All three must be examined with great rigour to see if there is any element of insincerity in them. And yet some know- ledge of psycho-analysis is daily more necessary. The seeds of grave trouble, in character or in mind, are often sown in earliest childhood. Anyone who has care of children should learn how to escape harming them ; for the causes of neurosis are generally unsuspected. Excessive displays of maternal affection, for example, are almost certain to produce disorder in later life. Indifference can have as evil an issue. It demands acuity and devotion to find and follow the middle way.

Miss Geraldine Coster has written a clear little book, which it could harm nobody to read. She avoids the graver aspects of psycho-analysis ; and in a guide "for normal people" this is all to the good. None the less she writes honestly and does not avoid her problems. There is an excellent chapter upon the effects of unconscious fears. The rami- fications of the evils of fear are huge. In the ordinary man his fear may only be a fear of new experience, of making a start in fresh work or of adapting himself to new circum- stances.
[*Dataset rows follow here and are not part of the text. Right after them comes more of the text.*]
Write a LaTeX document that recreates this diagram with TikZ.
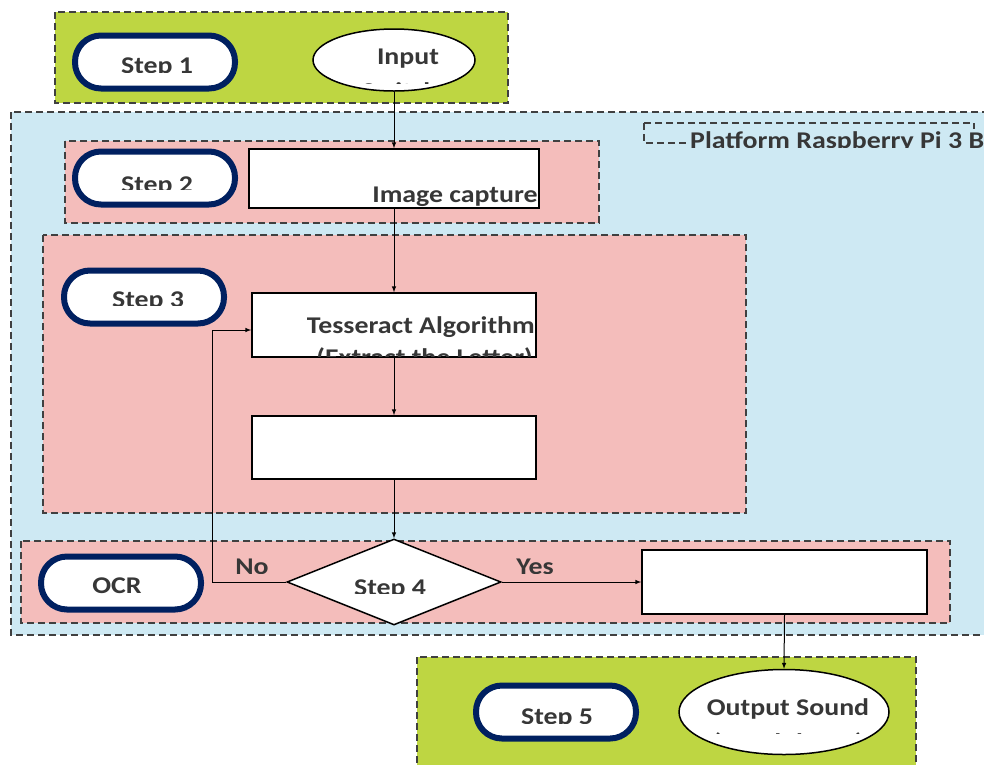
\documentclass[tikz,border=0pt]{standalone}
\usepackage{fontspec}
\newfontfamily\boxfont{Carlito}[FakeStretch=1.16]
\usepackage{tikz}
\usetikzlibrary{positioning,arrows,shapes.geometric}

\definecolor{boxgreen}{RGB}{190,214,66}
\definecolor{boxblue}{RGB}{206,233,243}
\definecolor{boxpink}{RGB}{244,189,187}
\definecolor{pillnavy}{RGB}{0,32,96}
\definecolor{txtgray}{RGB}{55,55,55}

\begin{document}
\begin{tikzpicture}[x=1pt, y=-1pt,
  frame/.style={draw=black!75, line width=1.2pt, dash pattern=on 7pt off 4pt},
  pill/.style={draw=pillnavy, line width=6pt, fill=white, rounded corners=26pt,
               minimum width=160pt, minimum height=53pt, inner sep=0pt},
  blob/.style={ellipse, draw, line width=1.5pt, fill=white, inner sep=0pt},
  proc/.style={draw, line width=1.5pt, fill=white, inner sep=0pt,
               minimum width=284pt, minimum height=63pt},
  test/.style={diamond, draw, line width=1.5pt, fill=white, inner sep=0pt,
               minimum width=214pt, minimum height=86pt},
  lbl/.style={font=\boxfont\bfseries\fontsize{24}{28}\selectfont,
              text=txtgray, inner sep=0pt, anchor=base},
  arr/.style={-latex, line width=1pt}]

  \clip (0,0) rectangle (984,764);

  % ---- Background panels ----------------------------------------
  \draw[frame, fill=boxblue]  (11,112)  rectangle (1000,635);  % platform
  \draw[frame, fill=boxgreen] (55,12)   rectangle (508,103);   % step 1
  \draw[frame, fill=boxgreen] (417,657) rectangle (916,790);   % step 5
  \draw[frame, fill=boxpink]  (65,141)  rectangle (599,223);   % step 2
  \draw[frame, fill=boxpink]  (43,235)  rectangle (746,513);   % step 3
  \draw[frame, fill=boxpink]  (21,541)  rectangle (950,623);   % ocr
  \draw[frame] (644,123) rectangle (974,143);                   % platform tag

  % ---- Step pills -----------------------------------------------
  \node[pill] (s1)  at (155,62)  {};
  \node[pill] (s2)  at (155,178) {};
  \node[pill] (s3)  at (144,297) {};
  \node[pill] (ocr) at (121,583) {};
  \node[pill] (s5)  at (556,712) {};

  % ---- Flow nodes -----------------------------------------------
  \node[blob, minimum width=162pt, minimum height=62pt] (input)  at (394,60)  {};
  \node[proc, minimum width=290pt, minimum height=59pt] (cap)    at (394,178.5) {};
  \node[proc, minimum height=64pt]                      (tess)   at (394,325) {};
  \node[proc]                                           (blank)  at (394,447.5) {};
  \node[test]                                           (dec)    at (394,582) {};
  \node[proc, minimum width=285pt, minimum height=64pt] (result) at (784.5,582) {};
  \node[blob, minimum width=210pt, minimum height=85pt] (output) at (784,712) {};
  \coordinate (nocorner) at (212,330);

  % ---- Connectors -----------------------------------------------
  \draw[arr] (input.south) -- (cap.north);
  \draw[arr] (cap.south)   -- (tess.north);
  \draw[arr] (tess.south)  -- (blank.north);
  \draw[arr] (blank.south) -- (dec.north);
  \draw[arr] (dec.west) -| (nocorner) -- ([yshift=-5pt]tess.west);
  \draw[arr] (dec.east)    -- (result.west);
  \draw[arr] (result.south) -- (output.north);

  % ---- Labels (cut off like the text boxes) ---------------------
  \begin{scope}
    \clip (90,40) rectangle (220,72);
    \node[lbl] (t1) at (157,73) {Step 1};
  \end{scope}
  \node[lbl] (tin) at (408,64) {Input};
  \begin{scope}
    \clip (330,70) rectangle (470,83);
    \node[lbl] (tin2) at (400,99) {Switch};
  \end{scope}
  \begin{scope}
    \clip (90,160) rectangle (220,189);
    \node[lbl] (t2) at (157,192) {Step 2};
  \end{scope}
  \node[lbl] (tcap) at (455,202) {Image capture};
  \begin{scope}
    \clip (80,280) rectangle (210,305);
    \node[lbl] (t3) at (148,307) {Step 3};
  \end{scope}
  \begin{scope}
    \clip (253,294) rectangle (535,356);
    \node[lbl, anchor=base east] (ttess)  at (535,333) {Tesseract Algorithm};
    \node[lbl, anchor=base east] (ttess2) at (533,365) {(Extract the Letter)};
  \end{scope}
  \node[lbl] (tocr) at (117,593) {OCR};
  \begin{scope}
    \clip (220,550) rectangle (290,573);
    \node[lbl] (tno) at (252,574) {No};
  \end{scope}
  \begin{scope}
    \clip (330,570) rectangle (450,593);
    \node[lbl] (t4) at (390,595) {Step 4};
  \end{scope}
  \begin{scope}
    \clip (500,550) rectangle (580,573);
    \node[lbl] (tyes) at (535,574) {Yes};
  \end{scope}
  \begin{scope}
    \clip (490,695) rectangle (630,723);
    \node[lbl] (t5) at (557,724) {Step 5};
  \end{scope}
  \node[lbl] (tout) at (788,715) {Output Sound};
  \begin{scope}
    \clip (690,722) rectangle (880,733);
    \node[lbl] (tout2) at (788,750) {(Headphone)};
  \end{scope}
  \begin{scope}
    \clip (650,120) rectangle (984,147);
    \node[lbl, anchor=base west, fill=boxblue, inner ysep=2pt] (tplat)
      at (690,148) {Platform Raspberry Pi 3 B};
  \end{scope}

\end{tikzpicture}
\end{document}
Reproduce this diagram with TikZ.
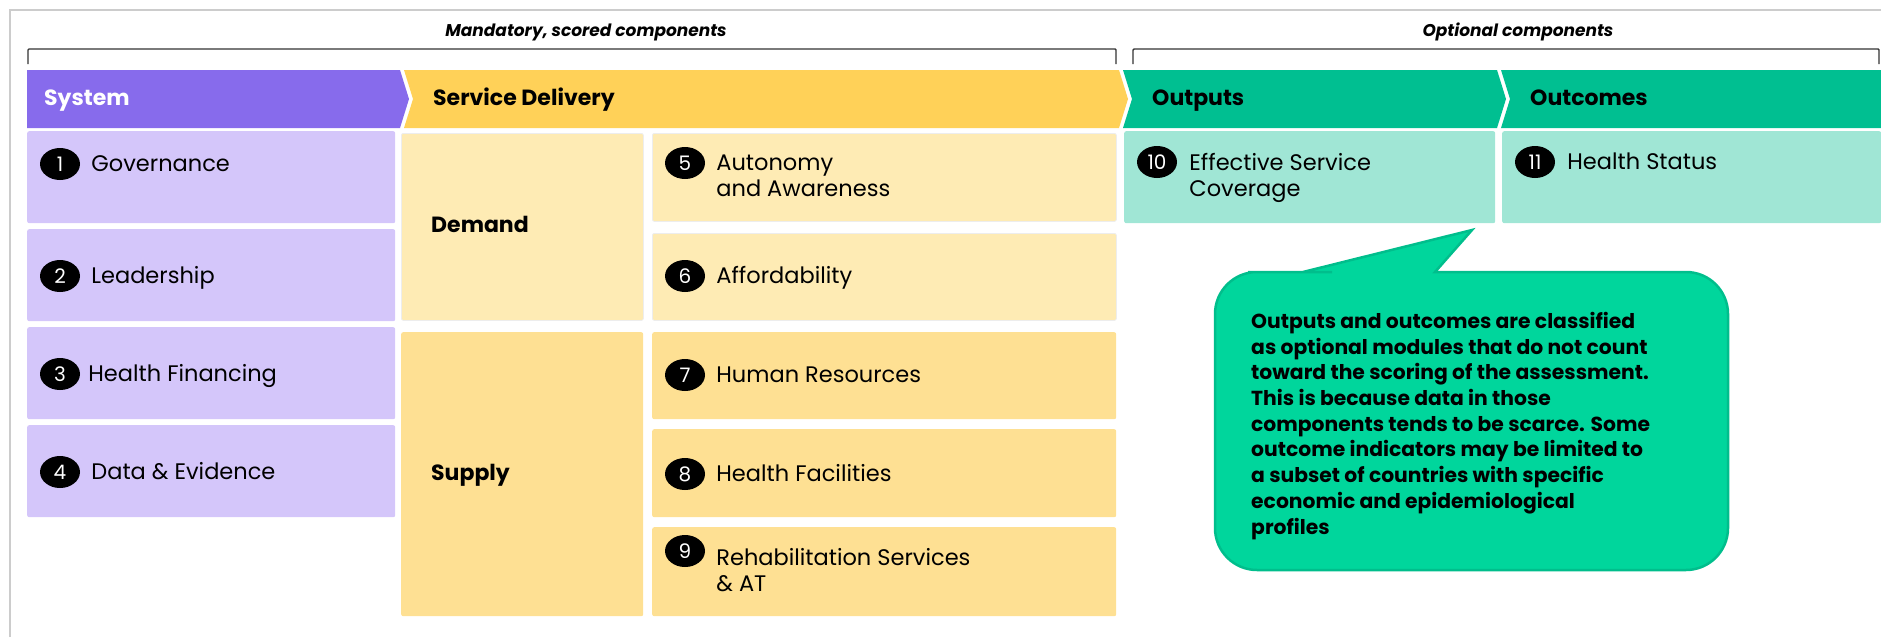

"In everyday life a person may suffer a nerve-racking torment of fear lest a truth which he feels is waiting just round the corner should jump on him upset his accustomed adaptation to life, and put him to the painful and arduous necessity of making a new one.'

Because of this fear he accumulates round himself a rigid set of conventions. He stabilizes his morality into a number of tags or prohibitions. He avoids reality and builds up defences against it. If there should happen a disaster in his life, then his defences may fall down and expose him to the bitterness of the east wind. And such fears actually provoke disaster and crisis. A man who acts in accordance with unreal conventions obviously must fail to act wisely or well. By his defences he only delays the day of his trials till he has unfitted himself to meet them.

Other good chapters in the book are on the power instinct, the sex instinct, and sublimation. Miss Coster is an education- ist, and her advice should be particularly useful to teachers and parents.